Research reveals healing power of social networking

Researchers at the University of Washington Foster School of Business have found the first measurable evidence that networking over the Internet improves a patient’s health condition.

Co-authors Professor Yong Tan and Foster School PhD student Lu Yan tracked individuals interacting via a prominent health care community website. “We found that patients benefit from learning from others who share their condition,” says Yan. “Their participation in the online community helps them improve their health conditions and better engage in their disease self-management process.”

New means of therapy

Until recently, the bulk of substantive interactions concerning health care occurred between doctor and patient, a largely one-way flow of information.

Early mainstreaming of the Internet gave life to sites such as WebMD.com that offer information from expert sources. Seeing the rising interest in health care information on the Web, the American Cancer Society and the Centers for Disease Control and Prevention opened virtual offices in Second Life, the popular alternative cyber-society.

Recent introduction of more interactive health care sites—part of the Web 2.0 rise in user-generated content—have altered the equation, democratized discussions and flows of information regarding personal health topics. Do such interactions do any good?

Observing the unobservable

To find out, Yan and Tan examined users of a site where patients create their own health profiles, track their health information and interact with others who are dealing with similar conditions. For this study, the authors observed a community of people suffering from depression.

Logging online interactions was easy; linking social networking with patient outcomes required significantly more finesse in the form of a Partially Observed Markov Decision Process. “Typically your state of health is unobservable,” says Tan, an associate professor of information systems. “But we developed a stochastic process where we make inferences based on what we can see and what is communicated via social networking.”

What they found is that interactions in online health communities provide information, emotional support and self-identification, all of which help patients progress to a healthier state.

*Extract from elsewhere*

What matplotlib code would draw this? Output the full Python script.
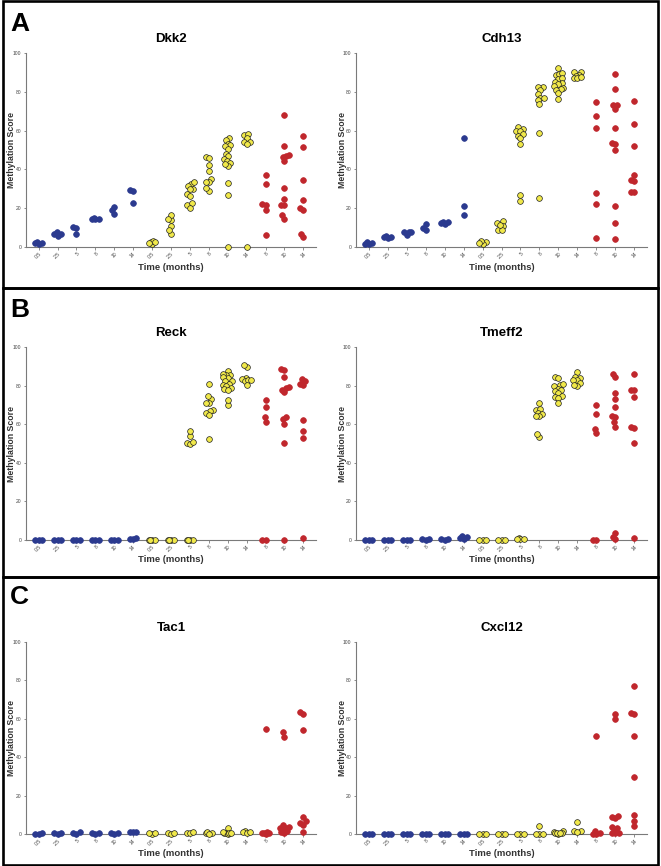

Though information is the major support that patients seek and provide online, the authors found that emotional support plays the largest role in helping patients move to a better condition.

In addition to measurably improving an individual’s condition, Tan says that participation in online health community networking creates a positive feedback loop: “The resulting improvement in health also increases an individual’s contribution back to the online community to improve the health of others.”

Health care system and patient needs

As the sprawling U.S. health care system struggles to deliver world-class health care while keeping costs in check, Yan believes that efforts to achieve positive outcomes more efficiently and economically should be embraced. Still, many health care providers have voiced concerns about the privacy of online health communities, and that seeking information from inexpert sources results in misinformation that is counterproductive to healing.

Her study’s findings suggest otherwise. Information technology provides a global platform for humans to do what humans do best: connect. Any time, anywhere, with anyone who cares. And it appears that connection improves conditions.

“We demonstrate that patients participating in online health communities are contributing to a more efficient delivery of health care,” Yan says. “The health care industry is in transition. In the past, patients had no role in their treatment. Now patients are increasingly taking an active role. Participating in social networking helps them improve their condition, and in turn provides support and encouragement to other patients to improve their condition.”

Feel Blue so Go Online: An Empirical Study of Online Supports among Patients” is the work of Lu Yan and Yong Tan of the University of Washington Foster School of Business.